Federal prosecutors in Germany have accused a Tunisian man of creating a biological weapon for use in an Islamic attack.
The suspect, 29-year-old Sief Allah H., was arrested Tuesday in Cologne following a raid on his apartment.
German authorities said Thursday that Sief used castor bean seeds to create the deadly toxin ricin, but are still investigating how he planned to use it.
“We don’t know how, or how widely, the ricin was to have been distributed,” said Markus Schmitt, the prosecutors’ spokesman.

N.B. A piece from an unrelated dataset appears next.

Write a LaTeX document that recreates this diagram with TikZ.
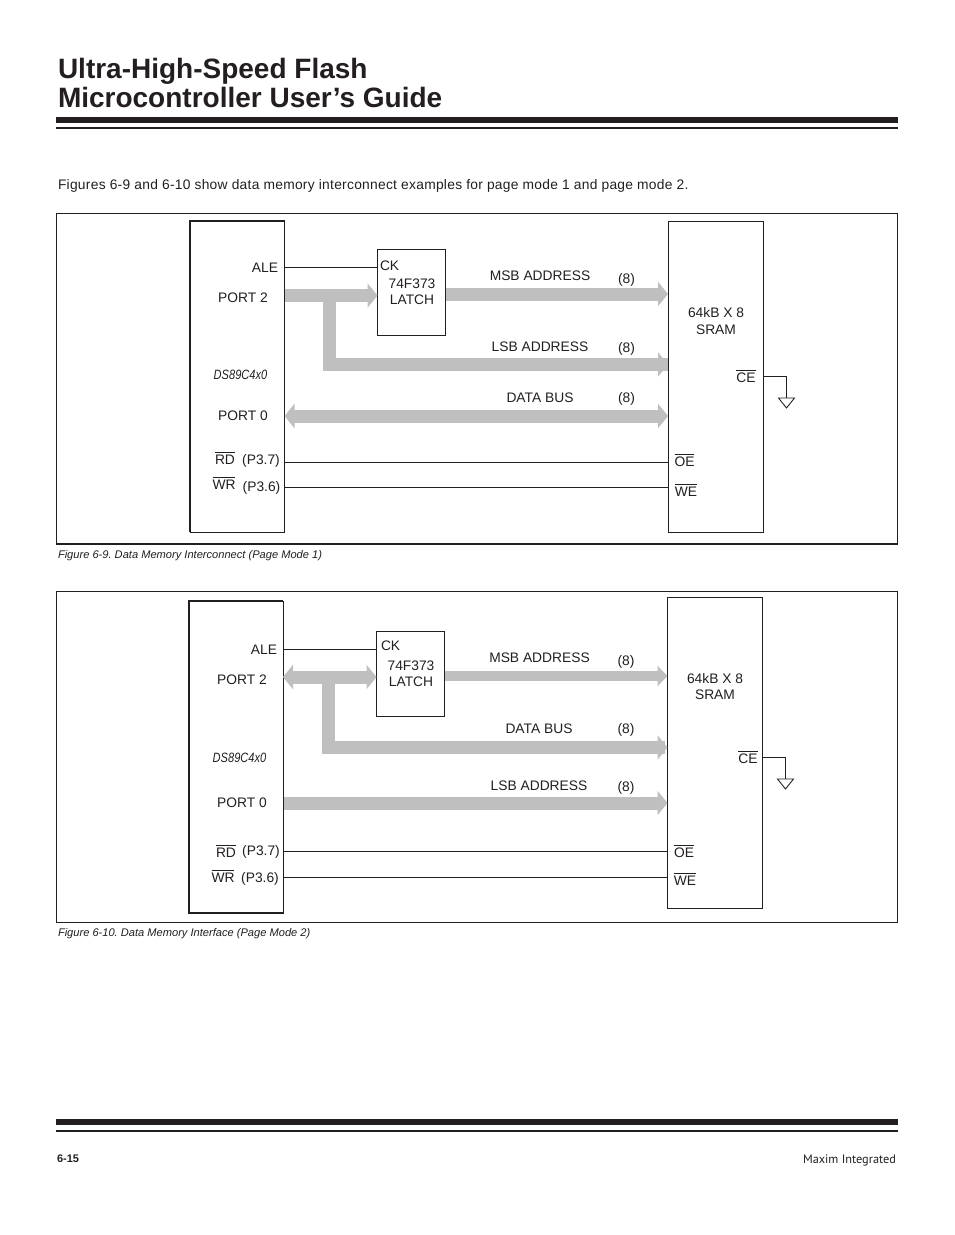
\documentclass[tikz,border=0pt]{standalone}
\usepackage{fontspec}
\usepackage{graphicx}
\setmainfont{Liberation Sans}
\newfontfamily\footfont{PT Sans}
\newfontfamily\introfont[LetterSpace=2]{Liberation Sans}
\usetikzlibrary{arrows.meta}

\definecolor{inkblack}{HTML}{231F20}
\definecolor{busgray}{HTML}{BFBFBF}
\newcommand{\sig}[1]{$\overline{\mbox{\rule{0pt}{10.6pt}#1}}$}
\newcommand{\chipname}{\scalebox{.82}[1]{DS89C4x0}}
\frenchspacing

\tikzset{
	page/.style={x=1pt, y=-1pt, inner sep=0, outer sep=0, text=inkblack, draw=inkblack},
	bustip/.tip={Triangle[width=24pt, length=10pt]},
	thintip/.tip={Triangle[width=20pt, length=10pt]},
	box/.style={draw=inkblack, line width=.9pt, inner sep=0, outer sep=0},
	wire/.style={draw=inkblack, line width=.9pt},
	bus/.style={draw=busgray, line width=13pt},
	lab/.style={anchor=base, inner sep=0, font=\fontsize{13.8}{16}\selectfont},
	labl/.style={anchor=base west, inner sep=0, font=\fontsize{13.8}{16}\selectfont},
	chip/.style={anchor=base, inner sep=0, font=\fontsize{13.5}{15}\itshape\selectfont},
	caption/.style={anchor=base west, inner sep=0, font=\fontsize{11.1}{13}\itshape\selectfont},
}

\begin{document}
\begin{tikzpicture}[page]
	\useasboundingbox[fill=white] (0,0) rectangle (954,1235);

	\node[anchor=base west, font=\fontsize{28}{32}\bfseries\selectfont] (title1) at (58,78) {Ultra-High-Speed Flash};
	\node[anchor=base west, font=\fontsize{28}{32}\bfseries\selectfont] (title2) at (58,107) {Microcontroller User’s Guide};
	\fill[inkblack] (56,117.3) rectangle (898,122.7);
	\fill[inkblack] (56,127.2) rectangle (898,129);
	\node[anchor=base west, font=\fontsize{13.8}{16}\introfont\selectfont] (intro) at (58,189) {Figures 6-9 and 6-10 show data memory interconnect examples for page mode 1 and page mode 2.};

	% page mode 1
	\node[box, minimum width=841pt, minimum height=330.5pt] (frame1) at (477,378.75) {};
	\draw[inkblack, line width=1.6pt] (frame1.south west) -- (frame1.south east);
	\node[box, minimum width=94.5pt, minimum height=311pt] (mcu1) at (237.25,376.5) {};
	\draw[inkblack, line width=2pt] (mcu1.south west) -- (mcu1.north west) -- (mcu1.north east);
	\node[box, minimum width=68pt, minimum height=85.5pt] (latch1) at (411.5,292.25) {};
	\node[box, minimum width=95.5pt, minimum height=311pt] (sram1) at (715.75,377) {};

	\coordinate (ale1) at (285,267.5);
	\coordinate (port1) at (329,295.5);
	\coordinate (msb1) at (445,294);
	\coordinate (lsb1) at (329,364.5);
	\coordinate (data1) at (285,416);
	\coordinate (rd1) at (285,462.5);
	\coordinate (wr1) at (285,487.5);
	\coordinate (ce1) at (764,376.5);
	\coordinate (gnd1) at (786.5,398);

	\draw[bus] (port1) -- (lsb1 -| port1) |- (sram1.west |- lsb1);
	\draw[bus, -bustip] (mcu1.east |- port1) -- (latch1.west |- port1);
	\draw[bus, -bustip] (latch1.east |- msb1) -- (sram1.west |- msb1);
	\draw[bus, -bustip] (lsb1) -- (sram1.west |- lsb1);
	\draw[bus, bustip-bustip] (mcu1.east |- data1) -- (sram1.west |- data1);
	\draw[wire] (ale1) -- (latch1.west |- ale1);
	\draw[wire] (rd1) -- (sram1.west |- rd1);
	\draw[wire] (wr1) -- (sram1.west |- wr1);
	\draw[wire] (ce1) -| (gnd1);
	\draw[wire] (gnd1) +(-8,0) -- +(8,0) -- +(0,10) -- cycle;

	\node[lab] (ale1t) at (265,272) {ALE};
	\node[lab] (port2a) at (243,302) {PORT 2};
	\node[chip] (chip1) at (240.5,379) {\chipname};
	\node[lab] (port0a) at (243,420) {PORT 0};
	\node[lab] (rd1t) at (225,464) {\sig{RD}};
	\node[lab] (p37a) at (261,464) {(P3.7)};
	\node[lab] (wr1t) at (224,489) {\sig{WR}};
	\node[lab] (p36a) at (261.5,491) {(P3.6)};
	\node[labl] (ck1) at (380,270) {CK};
	\node[lab] (f373a) at (412,288) {74F373};
	\node[lab] (latch1t) at (412,304) {LATCH};
	\node[lab] (msb1t) at (540,280) {MSB ADDRESS};
	\node[lab] (lsb1t) at (540,351) {LSB ADDRESS};
	\node[lab] (data1t) at (540,402) {DATA BUS};
	\node[lab] (w1a) at (626.5,283) {(8)};
	\node[lab] (w1b) at (626.5,352) {(8)};
	\node[lab] (w1c) at (626.5,402) {(8)};
	\node[lab] (ram1a) at (716,317) {64kB X 8};
	\node[lab] (ram1b) at (716,334) {SRAM};
	\node[lab] (ce1t) at (746,382) {\sig{CE}};
	\node[lab] (oe1t) at (684.5,466) {\sig{OE}};
	\node[lab] (we1t) at (686,496) {\sig{WE}};
	\node[caption] (cap1) at (58,558) {Figure 6-9. Data Memory Interconnect (Page Mode 1)};

	% page mode 2
	\node[box, minimum width=841pt, minimum height=331pt] (frame2) at (477,757) {};
	\node[box, minimum width=94.5pt, minimum height=312pt] (mcu2) at (235.75,757) {};
	\draw[inkblack, line width=2pt] (mcu2.north east) -- (mcu2.north west) -- (mcu2.south west) -- (mcu2.south east);
	\node[box, minimum width=68pt, minimum height=84.5pt] (latch2) at (410.5,673.75) {};
	\node[box, minimum width=95pt, minimum height=310.5pt] (sram2) at (715,752.75) {};

	\coordinate (ale2) at (284,649.5);
	\coordinate (port2) at (328.5,677);
	\coordinate (msb2) at (445,676);
	\coordinate (data2) at (328.5,747.5);
	\coordinate (lsb2) at (284,803);
	\coordinate (rd2) at (284,851.5);
	\coordinate (wr2) at (284,877.5);
	\coordinate (ce2) at (763,757);
	\coordinate (gnd2) at (785.5,779);

	\draw[bus] (port2) -- (data2);
	\draw[bus, bustip-bustip] (mcu2.east |- port2) -- (latch2.west |- port2);
	\draw[bus, line width=10pt, -thintip] (latch2.east |- msb2) -- (sram2.west |- msb2);
	\draw[bus, line cap=rect, -bustip] (data2) -- (sram2.west |- data2);
	\draw[bus, -bustip] (lsb2) -- (sram2.west |- lsb2);
	\draw[wire] (ale2) -- (latch2.west |- ale2);
	\draw[wire] (rd2) -- (sram2.west |- rd2);
	\draw[wire] (wr2) -- (sram2.west |- wr2);
	\draw[wire] (ce2) -| (gnd2);
	\draw[wire] (gnd2) +(-8,0) -- +(8,0) -- +(0,10) -- cycle;

	\node[lab] (ale2t) at (264,654) {ALE};
	\node[lab] (port2b) at (242,684) {PORT 2};
	\node[chip] (chip2) at (239.5,762) {\chipname};
	\node[lab] (port0b) at (242,807) {PORT 0};
	\node[lab] (rd2t) at (226,857) {\sig{RD}};
	\node[lab] (p37b) at (261,855) {(P3.7)};
	\node[lab] (wr2t) at (223,882) {\sig{WR}};
	\node[lab] (p36b) at (260,882) {(P3.6)};
	\node[labl] (ck2) at (381,650) {CK};
	\node[lab] (f373b) at (411,670) {74F373};
	\node[lab] (latch2t) at (411,686) {LATCH};
	\node[lab] (msb2t) at (539.5,662) {MSB ADDRESS};
	\node[lab] (data2t) at (539,733) {DATA BUS};
	\node[lab] (lsb2t) at (539,790) {LSB ADDRESS};
	\node[lab] (w2a) at (626,665) {(8)};
	\node[lab] (w2b) at (626,733) {(8)};
	\node[lab] (w2c) at (626,791) {(8)};
	\node[lab] (ram2a) at (715,683) {64kB X 8};
	\node[lab] (ram2b) at (715,699) {SRAM};
	\node[lab] (ce2t) at (748,763) {\sig{CE}};
	\node[lab] (oe2t) at (684,857) {\sig{OE}};
	\node[lab] (we2t) at (685,885) {\sig{WE}};
	\node[caption] (cap2) at (58,936) {Figure 6-10. Data Memory Interface (Page Mode 2)};

	\fill[inkblack] (56,1119) rectangle (898,1125);
	\fill[inkblack] (56,1130) rectangle (898,1132);
	\node[anchor=base west, font=\fontsize{11}{13}\bfseries\selectfont] (pageno) at (57,1162) {6-15};
	\node[anchor=base east, font=\fontsize{12.3}{14}\footfont\selectfont] (maker) at (896,1163) {Maxim Integrated};
\end{tikzpicture}
\end{document}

Deeply concerning development in Germany. Never before to my knowledge has a jihadi in the West successfully produced ricin. If this initial finding is confirmed a new threshold has been crossed in the chemical terror threat. https://t.co/GcZgaSxMeO
— Paul Cruickshank (@CruickshankPaul) June 14, 2018
Sief began ordering materials online to develop the toxin in May before successfully producing ricin this month, the prosecutors said, declining to reveal the amount taken during the raid.
Schmitt added that while Sief is not believed to have belonged to any terrorist group, the suspect was known to have communicated in one way or another with extremists.
“He had contacts with people in the jihadist spectrum,” Schmitt said.
According to the Associated Press, German newspaper Bild reports that U.S. intelligence alerted Germany to Sief after detecting his online purchases.
Bild also reported that the suspect, who allegedly lived with a wife, a convert to Islam, and four children, intended to make a ricin bomb after locating instructions posted online by the Islamic State.
Schmitt declined to confirm or deny Bild’s reporting when asked by the AP.
“The seeds of the castor bean plant are naturally poisonous and can be used to create ricin. The substance kills the body’s cells by preventing them from creating protein,” the AP notes. “A few milligrams are enough to kill an adult if it’s eaten, injected or inhaled. Early symptoms include chest pain, breathing difficulties and coughing.”